## AIM
Leave out the images and repeat the listing below without a single change.

## ITEMS
** Begin **
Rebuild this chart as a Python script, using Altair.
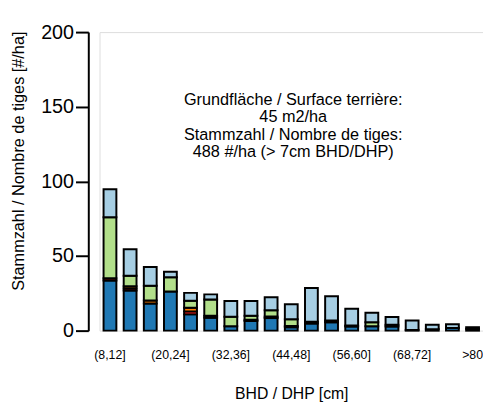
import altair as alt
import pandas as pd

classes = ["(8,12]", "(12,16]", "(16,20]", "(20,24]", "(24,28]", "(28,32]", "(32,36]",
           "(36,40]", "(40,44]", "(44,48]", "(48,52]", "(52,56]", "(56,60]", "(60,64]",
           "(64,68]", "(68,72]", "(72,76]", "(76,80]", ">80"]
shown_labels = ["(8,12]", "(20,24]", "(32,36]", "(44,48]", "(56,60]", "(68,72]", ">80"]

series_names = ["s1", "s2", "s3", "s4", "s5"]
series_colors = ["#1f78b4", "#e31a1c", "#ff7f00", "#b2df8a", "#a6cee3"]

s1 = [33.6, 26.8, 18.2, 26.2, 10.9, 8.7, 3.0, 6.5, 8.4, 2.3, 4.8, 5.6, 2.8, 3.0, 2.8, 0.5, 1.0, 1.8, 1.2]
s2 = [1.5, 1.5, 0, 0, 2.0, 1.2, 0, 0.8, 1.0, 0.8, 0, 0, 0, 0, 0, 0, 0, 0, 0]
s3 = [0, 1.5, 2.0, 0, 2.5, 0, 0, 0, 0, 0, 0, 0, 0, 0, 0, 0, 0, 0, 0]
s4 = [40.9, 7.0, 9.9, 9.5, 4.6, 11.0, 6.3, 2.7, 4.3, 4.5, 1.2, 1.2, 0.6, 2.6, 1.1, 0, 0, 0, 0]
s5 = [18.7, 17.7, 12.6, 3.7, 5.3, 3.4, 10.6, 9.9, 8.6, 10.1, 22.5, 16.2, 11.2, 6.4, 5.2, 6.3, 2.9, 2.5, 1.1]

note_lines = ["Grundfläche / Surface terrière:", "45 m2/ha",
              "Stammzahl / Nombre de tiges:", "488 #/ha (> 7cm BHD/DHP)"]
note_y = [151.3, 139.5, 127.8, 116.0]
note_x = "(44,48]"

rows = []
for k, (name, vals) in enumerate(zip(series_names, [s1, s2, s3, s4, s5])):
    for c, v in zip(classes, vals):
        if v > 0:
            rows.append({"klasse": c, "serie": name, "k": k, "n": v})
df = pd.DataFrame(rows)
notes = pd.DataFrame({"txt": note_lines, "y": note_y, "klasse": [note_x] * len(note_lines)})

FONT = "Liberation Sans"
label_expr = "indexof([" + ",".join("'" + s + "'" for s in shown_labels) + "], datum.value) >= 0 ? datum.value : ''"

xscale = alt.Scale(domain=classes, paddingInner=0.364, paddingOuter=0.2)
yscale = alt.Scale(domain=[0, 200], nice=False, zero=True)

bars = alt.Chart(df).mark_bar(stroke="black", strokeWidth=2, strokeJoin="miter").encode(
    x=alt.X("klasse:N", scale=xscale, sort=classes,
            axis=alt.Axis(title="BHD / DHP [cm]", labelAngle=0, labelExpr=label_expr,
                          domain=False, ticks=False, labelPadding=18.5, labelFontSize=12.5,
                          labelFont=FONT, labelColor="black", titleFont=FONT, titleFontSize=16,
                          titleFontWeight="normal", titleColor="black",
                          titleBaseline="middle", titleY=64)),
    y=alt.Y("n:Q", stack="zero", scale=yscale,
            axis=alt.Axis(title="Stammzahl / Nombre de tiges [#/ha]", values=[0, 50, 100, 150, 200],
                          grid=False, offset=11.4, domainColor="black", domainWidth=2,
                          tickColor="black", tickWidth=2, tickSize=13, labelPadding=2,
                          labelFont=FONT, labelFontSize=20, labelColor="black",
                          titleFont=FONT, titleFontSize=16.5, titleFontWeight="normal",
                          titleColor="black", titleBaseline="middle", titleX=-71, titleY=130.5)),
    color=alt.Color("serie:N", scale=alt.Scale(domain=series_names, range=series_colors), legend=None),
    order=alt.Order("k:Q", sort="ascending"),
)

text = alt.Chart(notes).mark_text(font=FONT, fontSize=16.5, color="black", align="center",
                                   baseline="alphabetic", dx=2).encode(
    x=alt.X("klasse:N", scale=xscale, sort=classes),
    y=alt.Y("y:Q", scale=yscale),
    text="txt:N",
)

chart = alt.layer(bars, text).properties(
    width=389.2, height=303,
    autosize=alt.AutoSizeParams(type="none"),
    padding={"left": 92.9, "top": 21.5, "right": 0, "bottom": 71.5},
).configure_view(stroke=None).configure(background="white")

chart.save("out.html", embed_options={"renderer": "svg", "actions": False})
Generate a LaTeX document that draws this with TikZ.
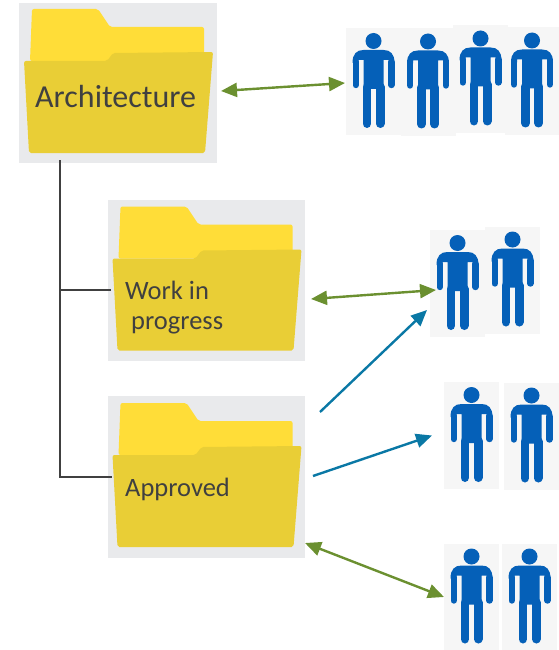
** End **
## FULL ANSWER
Rebuild this chart as a Python script, using Altair.
import altair as alt
import pandas as pd

classes = ["(8,12]", "(12,16]", "(16,20]", "(20,24]", "(24,28]", "(28,32]", "(32,36]",
           "(36,40]", "(40,44]", "(44,48]", "(48,52]", "(52,56]", "(56,60]", "(60,64]",
           "(64,68]", "(68,72]", "(72,76]", "(76,80]", ">80"]
shown_labels = ["(8,12]", "(20,24]", "(32,36]", "(44,48]", "(56,60]", "(68,72]", ">80"]

series_names = ["s1", "s2", "s3", "s4", "s5"]
series_colors = ["#1f78b4", "#e31a1c", "#ff7f00", "#b2df8a", "#a6cee3"]

s1 = [33.6, 26.8, 18.2, 26.2, 10.9, 8.7, 3.0, 6.5, 8.4, 2.3, 4.8, 5.6, 2.8, 3.0, 2.8, 0.5, 1.0, 1.8, 1.2]
s2 = [1.5, 1.5, 0, 0, 2.0, 1.2, 0, 0.8, 1.0, 0.8, 0, 0, 0, 0, 0, 0, 0, 0, 0]
s3 = [0, 1.5, 2.0, 0, 2.5, 0, 0, 0, 0, 0, 0, 0, 0, 0, 0, 0, 0, 0, 0]
s4 = [40.9, 7.0, 9.9, 9.5, 4.6, 11.0, 6.3, 2.7, 4.3, 4.5, 1.2, 1.2, 0.6, 2.6, 1.1, 0, 0, 0, 0]
s5 = [18.7, 17.7, 12.6, 3.7, 5.3, 3.4, 10.6, 9.9, 8.6, 10.1, 22.5, 16.2, 11.2, 6.4, 5.2, 6.3, 2.9, 2.5, 1.1]

note_lines = ["Grundfläche / Surface terrière:", "45 m2/ha",
              "Stammzahl / Nombre de tiges:", "488 #/ha (> 7cm BHD/DHP)"]
note_y = [151.3, 139.5, 127.8, 116.0]
note_x = "(44,48]"

rows = []
for k, (name, vals) in enumerate(zip(series_names, [s1, s2, s3, s4, s5])):
    for c, v in zip(classes, vals):
        if v > 0:
            rows.append({"klasse": c, "serie": name, "k": k, "n": v})
df = pd.DataFrame(rows)
notes = pd.DataFrame({"txt": note_lines, "y": note_y, "klasse": [note_x] * len(note_lines)})

FONT = "Liberation Sans"
label_expr = "indexof([" + ",".join("'" + s + "'" for s in shown_labels) + "], datum.value) >= 0 ? datum.value : ''"

xscale = alt.Scale(domain=classes, paddingInner=0.364, paddingOuter=0.2)
yscale = alt.Scale(domain=[0, 200], nice=False, zero=True)

bars = alt.Chart(df).mark_bar(stroke="black", strokeWidth=2, strokeJoin="miter").encode(
    x=alt.X("klasse:N", scale=xscale, sort=classes,
            axis=alt.Axis(title="BHD / DHP [cm]", labelAngle=0, labelExpr=label_expr,
                          domain=False, ticks=False, labelPadding=18.5, labelFontSize=12.5,
                          labelFont=FONT, labelColor="black", titleFont=FONT, titleFontSize=16,
                          titleFontWeight="normal", titleColor="black",
                          titleBaseline="middle", titleY=64)),
    y=alt.Y("n:Q", stack="zero", scale=yscale,
            axis=alt.Axis(title="Stammzahl / Nombre de tiges [#/ha]", values=[0, 50, 100, 150, 200],
                          grid=False, offset=11.4, domainColor="black", domainWidth=2,
                          tickColor="black", tickWidth=2, tickSize=13, labelPadding=2,
                          labelFont=FONT, labelFontSize=20, labelColor="black",
                          titleFont=FONT, titleFontSize=16.5, titleFontWeight="normal",
                          titleColor="black", titleBaseline="middle", titleX=-71, titleY=130.5)),
    color=alt.Color("serie:N", scale=alt.Scale(domain=series_names, range=series_colors), legend=None),
    order=alt.Order("k:Q", sort="ascending"),
)

text = alt.Chart(notes).mark_text(font=FONT, fontSize=16.5, color="black", align="center",
                                   baseline="alphabetic", dx=2).encode(
    x=alt.X("klasse:N", scale=xscale, sort=classes),
    y=alt.Y("y:Q", scale=yscale),
    text="txt:N",
)

chart = alt.layer(bars, text).properties(
    width=389.2, height=303,
    autosize=alt.AutoSizeParams(type="none"),
    padding={"left": 92.9, "top": 21.5, "right": 0, "bottom": 71.5},
).configure_view(stroke=None).configure(background="white")

chart.save("out.html", embed_options={"renderer": "svg", "actions": False})
Generate a LaTeX document that draws this with TikZ.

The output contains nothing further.